* _What is expected_: Tally every line of the listing below that holds "matplotlib", then give the tally alone.

* _Material for the task_:
------------------------------------------------------------------------

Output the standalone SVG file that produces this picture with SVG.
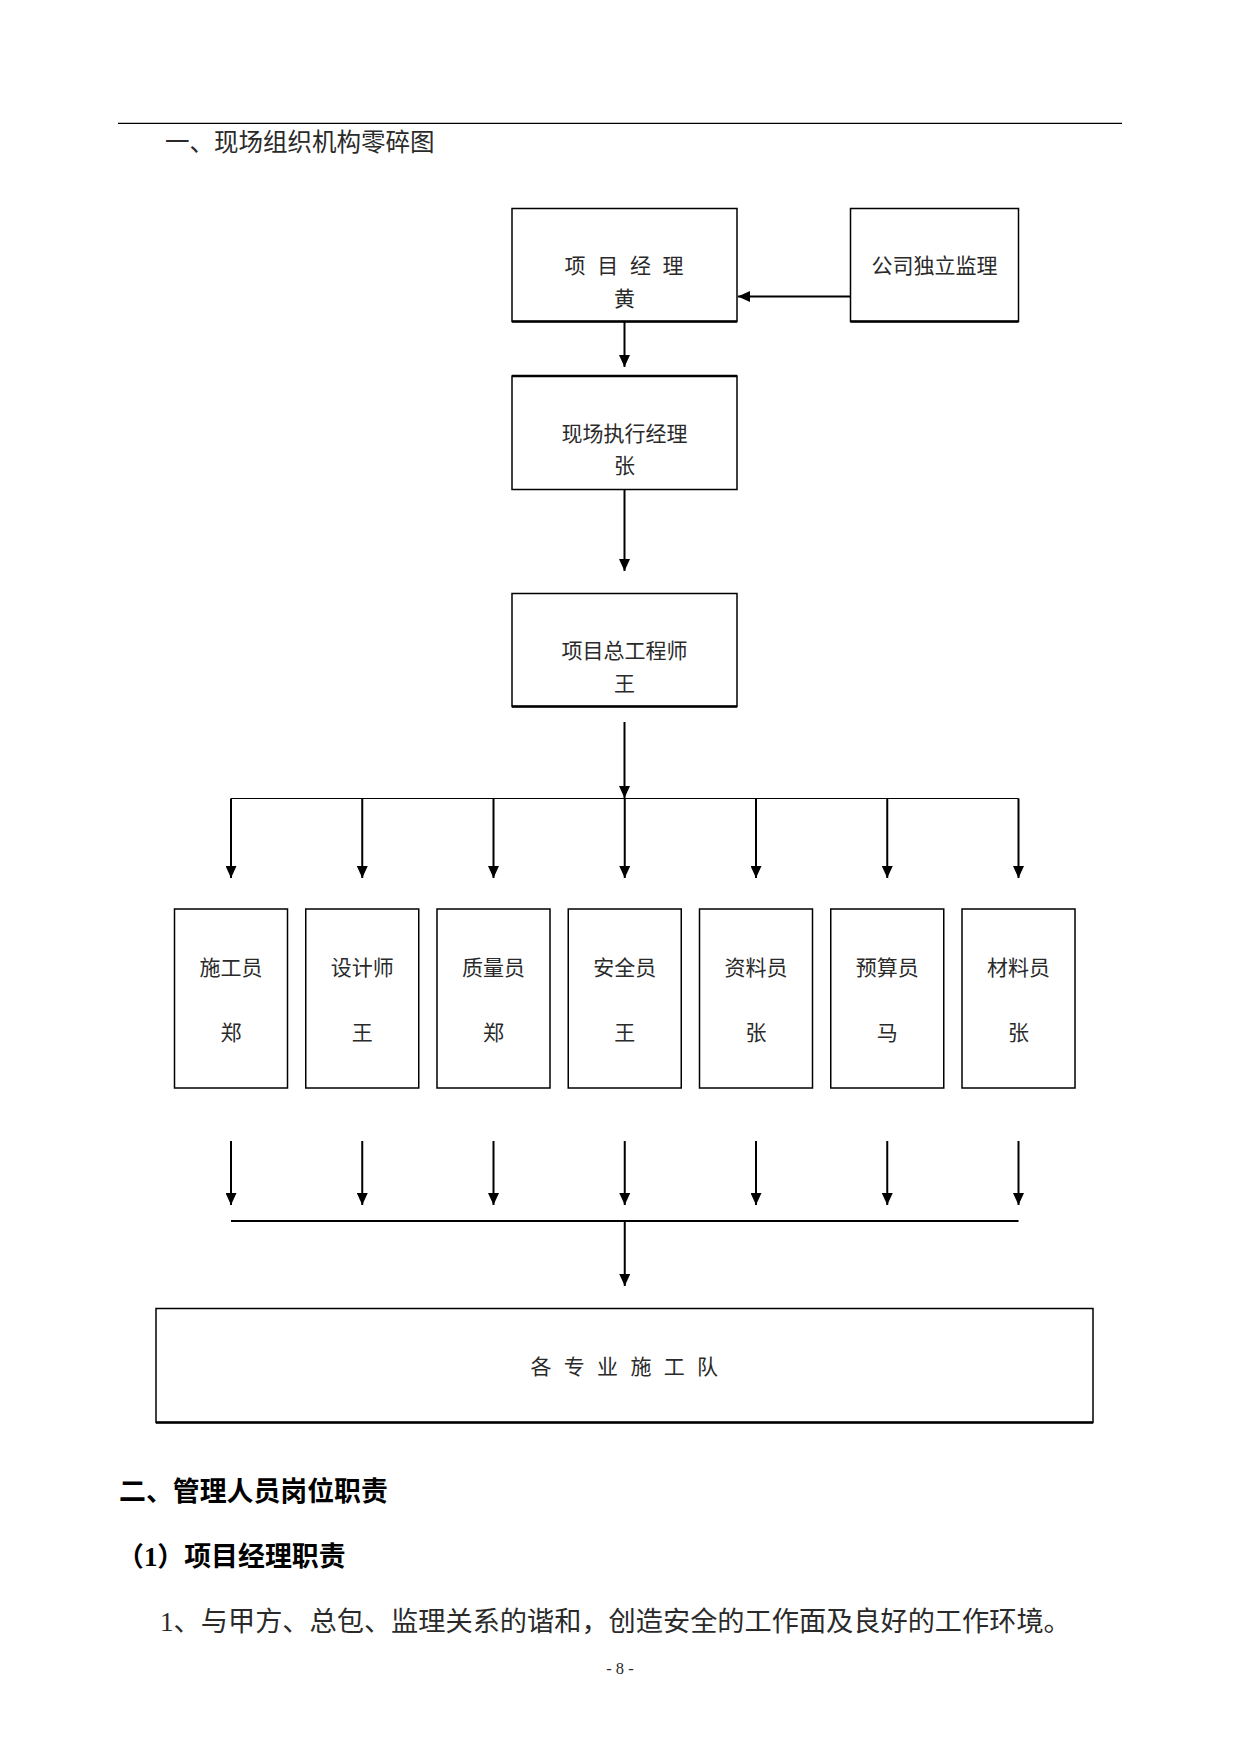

------------------------------------------------------------------------

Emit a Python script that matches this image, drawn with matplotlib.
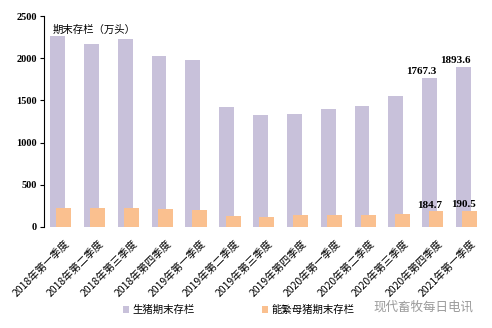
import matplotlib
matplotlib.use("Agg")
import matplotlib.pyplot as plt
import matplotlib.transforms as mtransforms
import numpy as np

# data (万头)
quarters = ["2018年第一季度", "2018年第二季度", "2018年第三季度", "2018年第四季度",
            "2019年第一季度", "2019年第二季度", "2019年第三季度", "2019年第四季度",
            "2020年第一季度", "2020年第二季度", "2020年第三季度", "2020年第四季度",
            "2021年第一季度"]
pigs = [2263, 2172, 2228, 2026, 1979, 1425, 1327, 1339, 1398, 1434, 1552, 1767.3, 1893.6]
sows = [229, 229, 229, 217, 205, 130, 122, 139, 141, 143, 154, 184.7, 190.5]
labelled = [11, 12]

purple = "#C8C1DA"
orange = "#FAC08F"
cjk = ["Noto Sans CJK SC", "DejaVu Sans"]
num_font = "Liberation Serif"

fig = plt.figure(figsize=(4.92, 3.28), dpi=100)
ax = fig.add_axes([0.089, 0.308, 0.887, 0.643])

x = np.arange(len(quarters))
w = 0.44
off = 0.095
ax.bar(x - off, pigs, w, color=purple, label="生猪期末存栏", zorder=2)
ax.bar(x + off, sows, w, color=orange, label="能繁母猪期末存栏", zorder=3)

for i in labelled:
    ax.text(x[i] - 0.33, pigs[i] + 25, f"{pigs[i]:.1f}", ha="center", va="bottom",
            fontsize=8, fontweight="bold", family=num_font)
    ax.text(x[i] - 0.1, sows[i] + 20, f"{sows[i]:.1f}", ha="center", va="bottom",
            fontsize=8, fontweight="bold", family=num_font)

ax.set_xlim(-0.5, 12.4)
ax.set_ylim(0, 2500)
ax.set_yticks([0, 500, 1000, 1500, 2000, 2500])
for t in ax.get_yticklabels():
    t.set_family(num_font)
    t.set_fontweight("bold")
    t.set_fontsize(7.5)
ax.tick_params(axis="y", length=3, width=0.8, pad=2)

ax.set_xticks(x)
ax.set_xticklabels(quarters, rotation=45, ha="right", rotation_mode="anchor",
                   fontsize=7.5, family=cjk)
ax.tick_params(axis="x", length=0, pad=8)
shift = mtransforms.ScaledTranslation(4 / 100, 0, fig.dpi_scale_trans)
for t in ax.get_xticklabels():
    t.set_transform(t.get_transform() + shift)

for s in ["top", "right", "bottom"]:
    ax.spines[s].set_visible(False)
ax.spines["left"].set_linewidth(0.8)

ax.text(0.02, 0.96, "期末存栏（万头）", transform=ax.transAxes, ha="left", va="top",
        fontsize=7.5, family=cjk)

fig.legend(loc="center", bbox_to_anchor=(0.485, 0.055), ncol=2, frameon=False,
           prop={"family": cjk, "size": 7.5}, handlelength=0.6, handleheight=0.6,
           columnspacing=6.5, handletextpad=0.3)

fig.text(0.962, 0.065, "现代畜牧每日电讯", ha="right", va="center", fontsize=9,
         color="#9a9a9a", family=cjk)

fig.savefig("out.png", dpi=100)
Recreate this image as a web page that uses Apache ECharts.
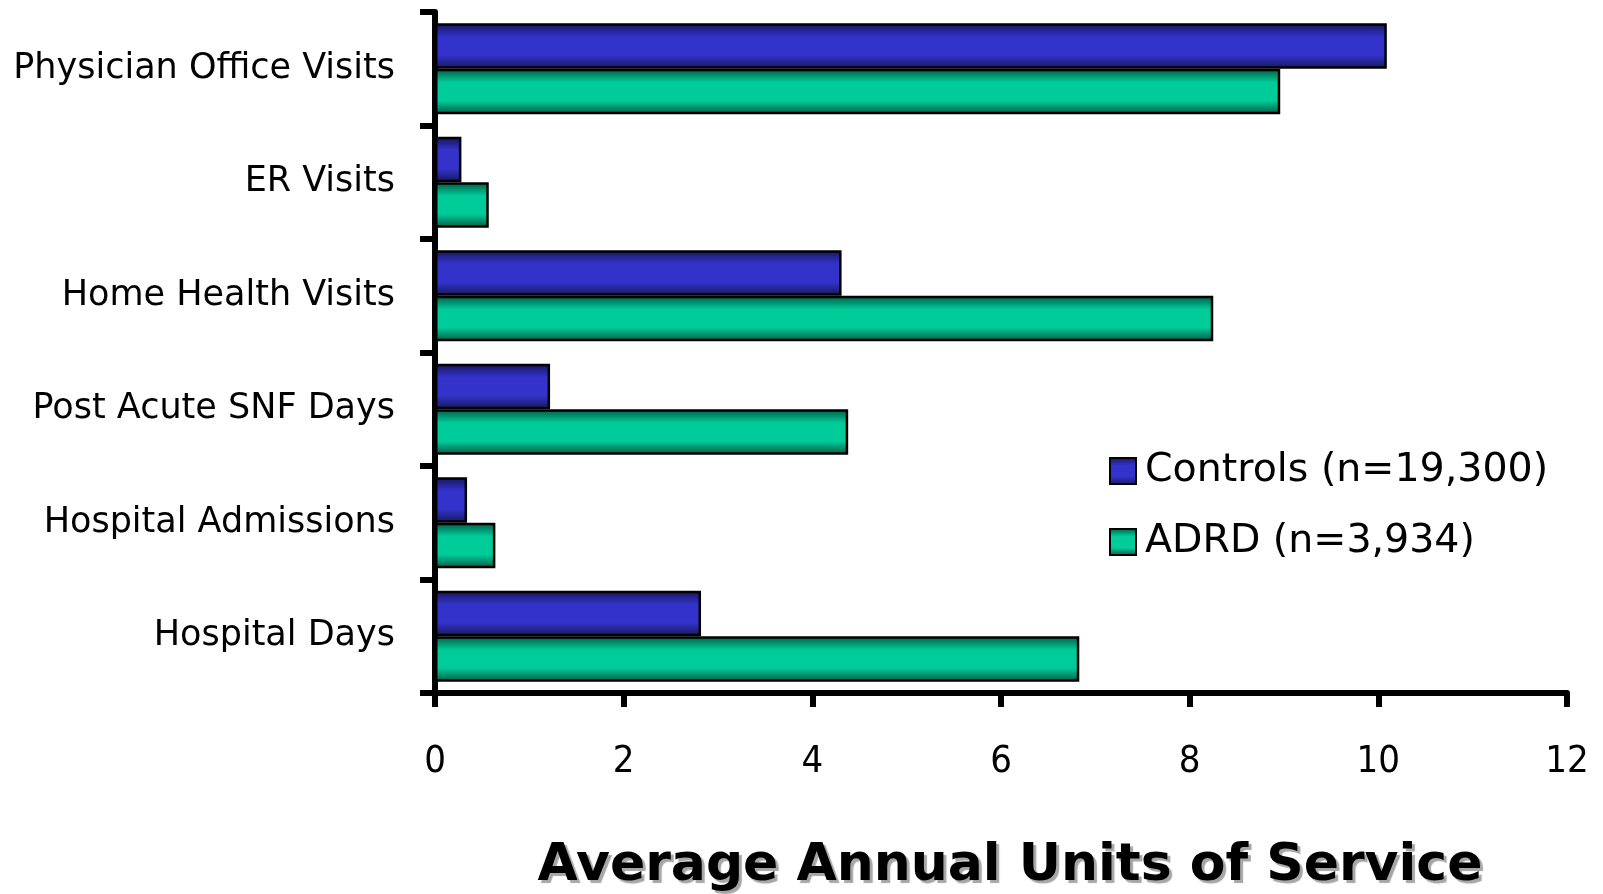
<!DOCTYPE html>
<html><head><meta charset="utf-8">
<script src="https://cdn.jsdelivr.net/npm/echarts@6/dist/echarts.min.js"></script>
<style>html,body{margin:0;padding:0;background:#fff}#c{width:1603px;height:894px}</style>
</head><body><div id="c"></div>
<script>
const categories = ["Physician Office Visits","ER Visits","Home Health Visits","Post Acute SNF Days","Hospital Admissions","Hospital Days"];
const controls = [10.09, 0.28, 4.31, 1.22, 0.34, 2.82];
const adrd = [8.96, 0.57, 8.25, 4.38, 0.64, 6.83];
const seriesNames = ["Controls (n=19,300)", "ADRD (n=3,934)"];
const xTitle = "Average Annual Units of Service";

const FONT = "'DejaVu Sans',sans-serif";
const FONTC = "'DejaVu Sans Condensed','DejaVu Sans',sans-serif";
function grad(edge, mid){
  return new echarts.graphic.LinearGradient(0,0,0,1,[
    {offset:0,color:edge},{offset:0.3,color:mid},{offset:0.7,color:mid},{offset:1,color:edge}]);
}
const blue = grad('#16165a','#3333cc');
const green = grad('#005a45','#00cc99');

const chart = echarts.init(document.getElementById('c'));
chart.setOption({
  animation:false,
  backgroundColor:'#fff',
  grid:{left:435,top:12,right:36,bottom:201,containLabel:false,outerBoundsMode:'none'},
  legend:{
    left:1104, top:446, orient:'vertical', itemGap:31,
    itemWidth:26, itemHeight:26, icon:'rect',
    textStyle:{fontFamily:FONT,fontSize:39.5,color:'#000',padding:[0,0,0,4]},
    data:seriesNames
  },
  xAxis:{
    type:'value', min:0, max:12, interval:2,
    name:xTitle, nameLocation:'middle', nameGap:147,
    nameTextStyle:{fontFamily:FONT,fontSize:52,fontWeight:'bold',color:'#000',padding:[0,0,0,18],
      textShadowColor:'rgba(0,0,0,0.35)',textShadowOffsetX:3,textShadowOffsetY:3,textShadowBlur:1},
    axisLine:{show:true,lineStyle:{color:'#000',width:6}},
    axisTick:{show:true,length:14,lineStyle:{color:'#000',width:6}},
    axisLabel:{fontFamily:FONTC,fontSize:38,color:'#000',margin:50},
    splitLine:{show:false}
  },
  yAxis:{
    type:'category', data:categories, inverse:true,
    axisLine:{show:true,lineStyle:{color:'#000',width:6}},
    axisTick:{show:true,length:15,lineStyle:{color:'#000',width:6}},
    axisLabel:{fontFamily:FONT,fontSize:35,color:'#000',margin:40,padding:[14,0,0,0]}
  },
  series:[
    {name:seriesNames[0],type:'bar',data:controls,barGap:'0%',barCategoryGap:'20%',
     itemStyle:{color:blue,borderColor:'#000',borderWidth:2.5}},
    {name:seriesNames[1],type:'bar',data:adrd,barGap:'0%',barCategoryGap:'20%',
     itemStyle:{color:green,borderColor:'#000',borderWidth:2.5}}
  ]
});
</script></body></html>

------------------------------------------------------------------------

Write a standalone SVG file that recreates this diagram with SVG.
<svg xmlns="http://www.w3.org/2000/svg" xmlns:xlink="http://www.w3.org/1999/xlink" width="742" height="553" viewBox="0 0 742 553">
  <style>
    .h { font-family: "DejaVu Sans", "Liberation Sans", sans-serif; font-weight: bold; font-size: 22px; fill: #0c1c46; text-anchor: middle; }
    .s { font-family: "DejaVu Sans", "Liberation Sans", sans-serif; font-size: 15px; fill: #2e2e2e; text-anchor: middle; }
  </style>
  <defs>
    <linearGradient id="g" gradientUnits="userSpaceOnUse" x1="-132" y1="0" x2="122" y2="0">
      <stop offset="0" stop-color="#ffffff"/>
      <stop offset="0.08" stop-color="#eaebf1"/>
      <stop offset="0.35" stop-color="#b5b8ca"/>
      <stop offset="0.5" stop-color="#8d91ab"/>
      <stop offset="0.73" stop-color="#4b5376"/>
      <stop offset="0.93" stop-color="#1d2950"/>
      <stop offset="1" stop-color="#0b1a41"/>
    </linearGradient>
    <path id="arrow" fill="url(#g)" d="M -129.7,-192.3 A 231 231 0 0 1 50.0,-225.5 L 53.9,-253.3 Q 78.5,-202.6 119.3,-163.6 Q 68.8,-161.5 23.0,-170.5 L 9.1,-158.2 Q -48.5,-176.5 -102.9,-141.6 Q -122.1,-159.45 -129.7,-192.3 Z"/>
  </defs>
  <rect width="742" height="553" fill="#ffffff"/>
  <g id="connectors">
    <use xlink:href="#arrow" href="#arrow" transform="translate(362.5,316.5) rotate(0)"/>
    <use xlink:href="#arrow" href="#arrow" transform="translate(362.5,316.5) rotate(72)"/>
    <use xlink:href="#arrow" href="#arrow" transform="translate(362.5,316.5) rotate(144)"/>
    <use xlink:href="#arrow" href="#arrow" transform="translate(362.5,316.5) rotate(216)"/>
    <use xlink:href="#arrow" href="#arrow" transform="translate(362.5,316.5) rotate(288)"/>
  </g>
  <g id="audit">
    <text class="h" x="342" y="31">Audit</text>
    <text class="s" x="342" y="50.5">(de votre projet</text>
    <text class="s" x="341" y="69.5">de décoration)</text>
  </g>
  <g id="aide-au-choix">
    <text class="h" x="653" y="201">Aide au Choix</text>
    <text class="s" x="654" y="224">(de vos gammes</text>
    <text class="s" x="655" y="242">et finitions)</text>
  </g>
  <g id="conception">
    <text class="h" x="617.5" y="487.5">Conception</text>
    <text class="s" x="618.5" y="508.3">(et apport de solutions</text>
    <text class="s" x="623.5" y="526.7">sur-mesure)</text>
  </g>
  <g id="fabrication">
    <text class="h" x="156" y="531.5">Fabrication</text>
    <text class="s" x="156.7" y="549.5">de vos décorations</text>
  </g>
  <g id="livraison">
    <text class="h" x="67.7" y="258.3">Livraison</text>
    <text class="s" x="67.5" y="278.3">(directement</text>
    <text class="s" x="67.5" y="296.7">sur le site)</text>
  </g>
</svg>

------------------------------------------------------------------------

* _Response for this exercise_: 5